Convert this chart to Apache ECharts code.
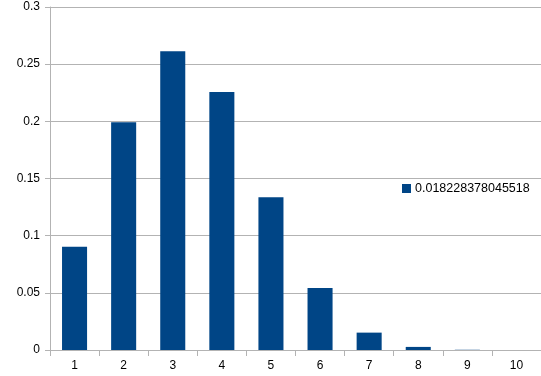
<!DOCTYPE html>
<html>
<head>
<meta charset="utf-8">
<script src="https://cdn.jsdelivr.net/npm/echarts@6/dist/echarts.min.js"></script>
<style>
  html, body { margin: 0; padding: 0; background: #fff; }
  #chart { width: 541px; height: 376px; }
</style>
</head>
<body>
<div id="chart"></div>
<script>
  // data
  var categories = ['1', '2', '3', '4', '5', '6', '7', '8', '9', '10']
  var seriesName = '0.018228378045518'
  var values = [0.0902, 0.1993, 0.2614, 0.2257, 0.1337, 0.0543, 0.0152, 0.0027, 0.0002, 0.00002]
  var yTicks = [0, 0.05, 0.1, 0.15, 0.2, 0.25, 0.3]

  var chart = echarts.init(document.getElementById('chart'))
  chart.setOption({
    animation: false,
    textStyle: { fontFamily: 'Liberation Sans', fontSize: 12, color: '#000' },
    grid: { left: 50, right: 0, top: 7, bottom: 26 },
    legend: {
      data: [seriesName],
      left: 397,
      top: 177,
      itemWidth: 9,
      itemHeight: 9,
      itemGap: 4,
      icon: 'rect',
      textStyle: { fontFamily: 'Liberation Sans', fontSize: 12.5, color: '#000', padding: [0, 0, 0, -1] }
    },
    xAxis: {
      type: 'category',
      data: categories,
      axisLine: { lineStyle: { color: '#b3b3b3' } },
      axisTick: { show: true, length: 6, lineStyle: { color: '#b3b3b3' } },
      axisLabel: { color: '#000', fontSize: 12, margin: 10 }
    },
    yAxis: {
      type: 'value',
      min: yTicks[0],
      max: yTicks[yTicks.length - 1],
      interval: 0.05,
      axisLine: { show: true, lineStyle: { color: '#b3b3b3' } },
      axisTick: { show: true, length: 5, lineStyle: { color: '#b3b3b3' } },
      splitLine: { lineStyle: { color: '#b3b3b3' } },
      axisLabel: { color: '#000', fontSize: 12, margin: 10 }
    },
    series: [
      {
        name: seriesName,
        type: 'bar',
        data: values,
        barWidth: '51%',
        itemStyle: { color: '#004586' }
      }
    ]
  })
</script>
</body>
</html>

┄┄┄┄┄┄┄┄┄┄

## Exercise requirements
Give back exactly the lines from the first line of the data through the line with "var yTicks = [0, 0.05, 0.1, 0.15, 0.2, 0.25, 0.3]", pictures excluded.

## Complete response
Convert this chart to Apache ECharts code.
<!DOCTYPE html>
<html>
<head>
<meta charset="utf-8">
<script src="https://cdn.jsdelivr.net/npm/echarts@6/dist/echarts.min.js"></script>
<style>
  html, body { margin: 0; padding: 0; background: #fff; }
  #chart { width: 541px; height: 376px; }
</style>
</head>
<body>
<div id="chart"></div>
<script>
  // data
  var categories = ['1', '2', '3', '4', '5', '6', '7', '8', '9', '10']
  var seriesName = '0.018228378045518'
  var values = [0.0902, 0.1993, 0.2614, 0.2257, 0.1337, 0.0543, 0.0152, 0.0027, 0.0002, 0.00002]
  var yTicks = [0, 0.05, 0.1, 0.15, 0.2, 0.25, 0.3]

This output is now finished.